Indeed, her original comment about the study was that the number "seemed too big" to her, or some such utter nonsense.
If she finally has read it (which I still doubt), she has no clue about the methodologies used, and whether the methodology in the NEJM study is any better than the Lancet study or vice versa. She has no intellectual basis for her opinions.
I don't agree or disagree with any of the studies. I just think to comment on something you actually have had to have read it. That really is not too much to ask.
Anony_mouse appears with an equally ridiculous and air-filled statement ("My guess is that around 2,500 actually Iraqis have died.") Her ***guess***. Well I could guess that water is 2 parts Nitrogen and one part Fluffernutter, and I would be just as wrong as mouse. There are ways to learn things, and it usually begins by reading, not by guessing, and not by deciding out of a thin air that a number "seems" too big.
Funny how Megan missed something that was obvious to anyone who read it--the New England Journal study which gives a violent death rate four times lower than Lancet2 also gives a violent death rate which is essentially identical to that of Lancet1 for the first 18 months if the Fallujah outlier is excluded. That is, roughly 120 deaths per day.
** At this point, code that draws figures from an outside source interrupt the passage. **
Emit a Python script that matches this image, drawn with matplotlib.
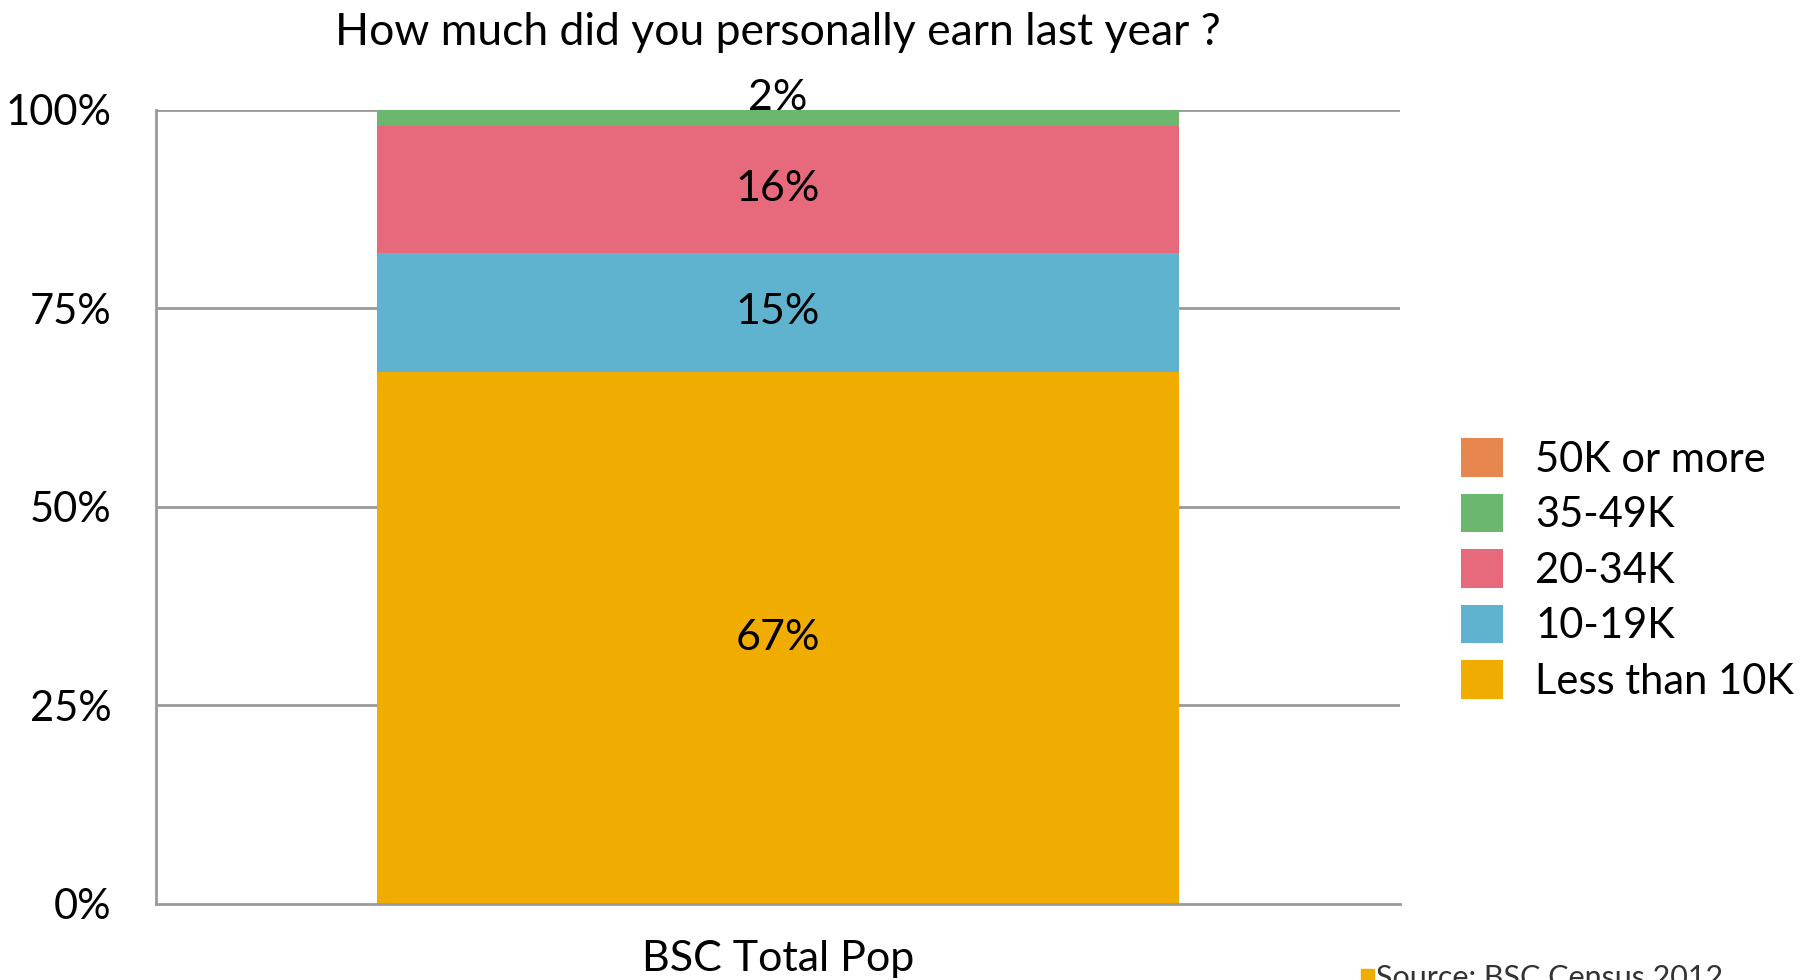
import matplotlib
matplotlib.use("Agg")
import matplotlib.pyplot as plt
from matplotlib.patches import Patch

# Income distribution, BSC Census 2012
category = "BSC Total Pop"
brackets = ["Less than 10K", "10-19K", "20-34K", "35-49K", "50K or more"]
shares = [67, 15, 16, 2, 0]
colors = ["#F0AD00", "#5FB3CE", "#E66A7C", "#6CB76E", "#E8864F"]
yticks = [0, 25, 50, 75, 100]
ytick_labels = ["0%", "25%", "50%", "75%", "100%"]

plt.rcParams["font.family"] = ["Lato", "DejaVu Sans"]
plt.rcParams["text.color"] = "black"

fig = plt.figure(figsize=(18.04, 9.8), dpi=100)
ax = fig.add_axes([0.0865, 0.0776, 0.6895, 0.8102])

grid_color = "#9A9A9A"
for y in yticks[1:]:
    ax.axhline(y, color=grid_color, lw=2, zorder=0)

bottom = 0
for name, val, col in zip(brackets, shares, colors):
    if val > 0:
        ax.bar(0, val, width=1.0, bottom=bottom, color=col, zorder=2, linewidth=0)
        if val >= 5:
            ax.text(0, bottom + val / 2, f"{val}%", ha="center", va="center",
                    fontsize=31, color="black", zorder=3)
        else:
            ax.text(0, bottom + val, f"{val}%", ha="center", va="baseline",
                    fontsize=31, color="black", zorder=3)
    bottom += val

ax.set_xlim(-0.776, 0.776)
ax.set_ylim(0, 100)
ax.set_yticks(yticks)
ax.set_yticklabels(ytick_labels, fontsize=30, color="black")
ax.set_xticks([0])
ax.set_xticklabels([category], fontsize=31, color="black")
ax.tick_params(axis="y", length=0, pad=32)
ax.tick_params(axis="x", length=0, pad=26)
for side in ["top", "right"]:
    ax.spines[side].set_visible(False)
for side in ["left", "bottom"]:
    ax.spines[side].set_color(grid_color)
    ax.spines[side].set_linewidth(2)

fig.suptitle("How much did you personally earn last year ?", x=0.431, y=0.988,
             va="top", fontsize=32, color="black")

handles = [Patch(facecolor=c, edgecolor="none", label=b)
           for b, c in zip(brackets[::-1], colors[::-1])]
fig.legend(handles=handles, loc="upper left", bbox_to_anchor=(0.81, 0.553),
           frameon=False, handlelength=1.0, handleheight=1.05,
           handletextpad=0.78, labelspacing=0.36, borderpad=0, borderaxespad=0,
           prop={"size": 30})

# Source note along the bottom edge
fig.patches.append(plt.Rectangle((0.7545, -0.002), 0.0072, 0.013,
                                 transform=fig.transFigure, color="#F0AD00"))
fig.text(0.7625, -0.012, "Source: BSC Census 2012", fontsize=22,
         color="#333333", va="bottom")

fig.savefig("out.png", dpi=100)
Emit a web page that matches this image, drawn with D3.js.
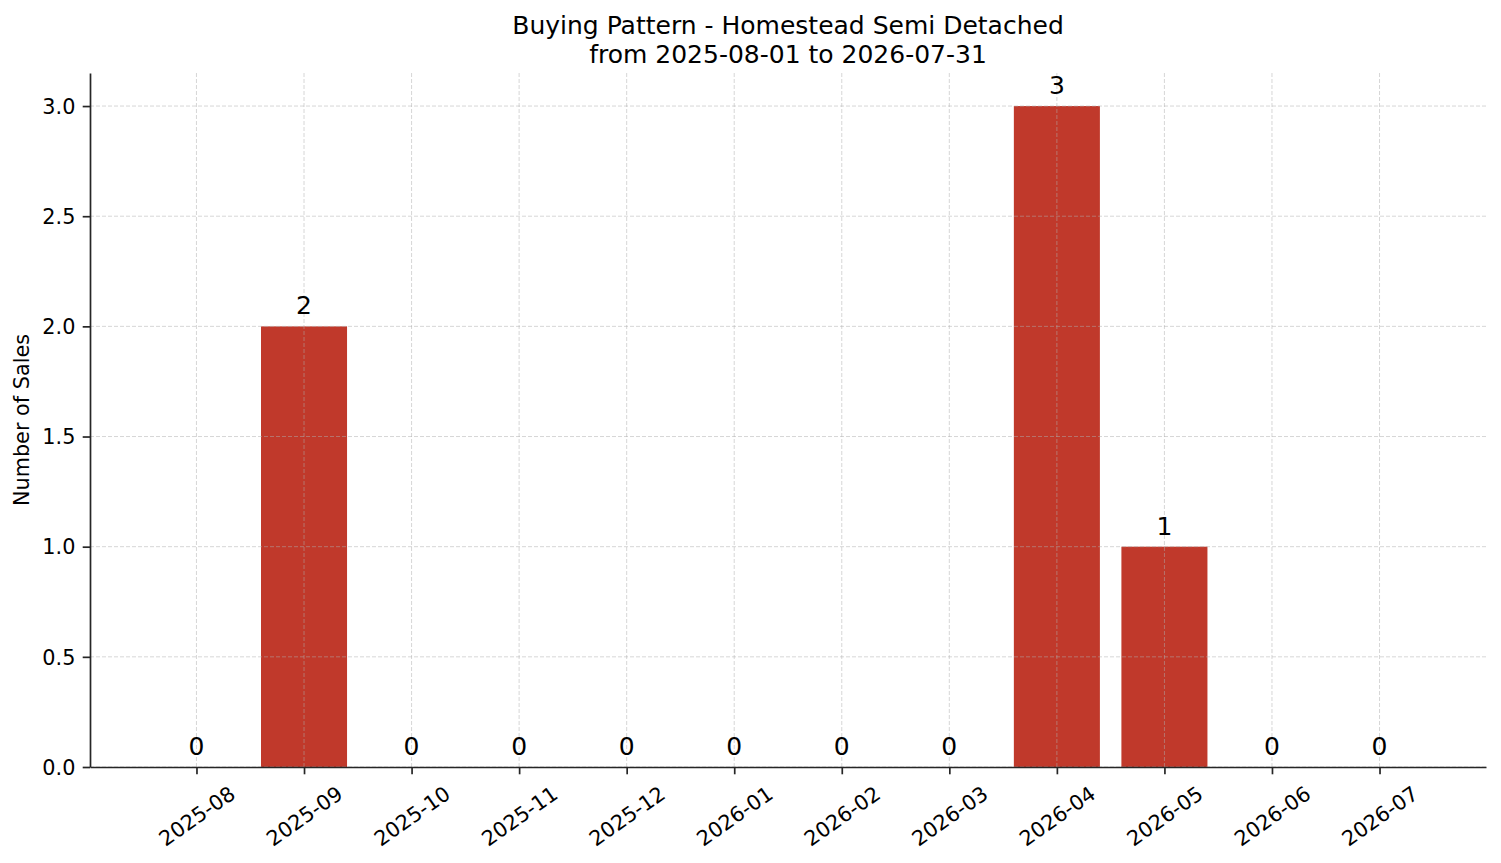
<!DOCTYPE html>
<html>
<head>
<meta charset="utf-8">
<script src="https://cdn.jsdelivr.net/npm/d3@7"></script>
<style>
  body { margin: 0; background: #fff; }
</style>
</head>
<body>
<svg width="1501" height="863" font-family="DejaVu Sans, sans-serif"></svg>
<script>
const months = ['2025-08','2025-09','2025-10','2025-11','2025-12','2026-01',
                '2026-02','2026-03','2026-04','2026-05','2026-06','2026-07'];
const sales = [0, 2, 0, 0, 0, 0, 0, 0, 3, 1, 0, 0];
const yTicks = [0, 0.5, 1.0, 1.5, 2.0, 2.5, 3.0];
const titleLines = ['Buying Pattern - Homestead Semi Detached', 'from 2025-08-01 to 2026-07-31'];

const svg = d3.select('svg');
const width  = +svg.attr('width');
const height = +svg.attr('height');

const margin = { top: 73, bottom: 96, left: 90, right: 15 };
const innerWidth = width - margin.left - margin.right;
const innerHeight = height - margin.top - margin.bottom;

const data = months.map((m, i) => ({ month: m, value: sales[i] }));

const g = svg.append('g')
  .attr('transform', `translate(${margin.left},${margin.top})`);

// matplotlib-like limits: bars of width 0.8, 5% margins
const xScale = d3.scaleLinear()
  .domain([-0.4 - 0.59, months.length - 1 + 0.4 + 0.59])
  .range([0, innerWidth]);
const yScale = d3.scaleLinear()
  .domain([0, d3.max(sales) * 1.05])
  .range([innerHeight, 0]);

const barW = xScale(0.8) - xScale(0);

// bars
g.selectAll('rect.bar')
  .data(data).enter()
  .append('rect')
    .attr('class', 'bar')
    .attr('x', (d, i) => xScale(i - 0.4))
    .attr('y', d => yScale(d.value))
    .attr('width', barW)
    .attr('height', d => innerHeight - yScale(d.value))
    .attr('fill', '#c0392b');

// grid (drawn over bars)
const grid = g.append('g').attr('class', 'grid')
  .attr('stroke', '#b0b0b0').attr('stroke-opacity', 0.5)
  .attr('stroke-width', 1).attr('stroke-dasharray', '4,2');
grid.selectAll('line.h').data(yTicks).enter().append('line')
  .attr('x1', 0).attr('x2', innerWidth)
  .attr('y1', d => yScale(d)).attr('y2', d => yScale(d));
grid.selectAll('line.v').data(months).enter().append('line')
  .attr('y1', 0).attr('y2', innerHeight)
  .attr('x1', (d, i) => xScale(i)).attr('x2', (d, i) => xScale(i));

// value labels
g.selectAll('text.val')
  .data(data).enter()
  .append('text')
    .attr('class', 'val')
    .attr('x', (d, i) => xScale(i))
    .attr('y', d => yScale(d.value) - 12)
    .attr('text-anchor', 'middle')
    .attr('font-size', 25)
    .text(d => d.value);

// axes
const yAxis = g.append('g')
  .call(d3.axisLeft(yScale).tickValues(yTicks).tickFormat(d3.format('.1f'))
    .tickSize(7.3).tickPadding(7.3).tickSizeOuter(0));
const xAxis = g.append('g')
  .attr('transform', `translate(0,${innerHeight})`)
  .call(d3.axisBottom(xScale).tickValues(d3.range(months.length))
    .tickFormat(i => months[i]).tickSize(7.3).tickSizeOuter(0));

[yAxis, xAxis].forEach(a => {
  a.attr('font-size', null).attr('font-family', null);
  a.select('.domain').attr('stroke', '#262626').attr('stroke-width', 1.7);
  a.selectAll('.tick line').attr('stroke', '#262626').attr('stroke-width', 1.7);
  a.selectAll('.tick text').attr('font-size', 20.8).attr('fill', '#000');
});
yAxis.selectAll('.tick text').attr('dy', '0.35em');

// rotated x labels, centred on tick
xAxis.selectAll('.tick text')
  .attr('y', 0).attr('dy', '0.35em')
  .attr('text-anchor', 'middle')
  .attr('transform', 'translate(0,49) rotate(-35)');

// axis label
g.append('text')
  .attr('transform', 'rotate(-90)')
  .attr('x', -innerHeight / 2)
  .attr('y', -margin.left + 29)
  .attr('text-anchor', 'middle')
  .attr('font-size', 20.8)
  .text('Number of Sales');

// title
svg.append('text')
  .attr('x', margin.left + innerWidth / 2)
  .attr('y', 34)
  .attr('text-anchor', 'middle')
  .attr('font-size', 25)
  .selectAll('tspan').data(titleLines).enter().append('tspan')
    .attr('x', margin.left + innerWidth / 2)
    .attr('dy', (d, i) => i === 0 ? 0 : 29)
    .text(d => d);
</script>
</body>
</html>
That figure was about 4 times higher than the IBC number given at the time (60,000 vs 15,000, though IBC later added a few thousand to its total) and as I recall, that was why Lancet critics refused to believe it.
A competent honest reporter would have noticed this and informed the reader. That does not seem to have happened here.
Megan -
You refer to the WHO study of Iraq mortality, preferring it to others conducted by an American university. I'm sure you have a very good reason for not mentioning that the data for the WHO survey was "checked and edited" by a Health Ministry controlled by Shia cleric Moqtada al-Sadr. (You can check the newspapers if you're not sure who he is.)
Unfortunately you forgot to give us the reason for this oversight. So what was it?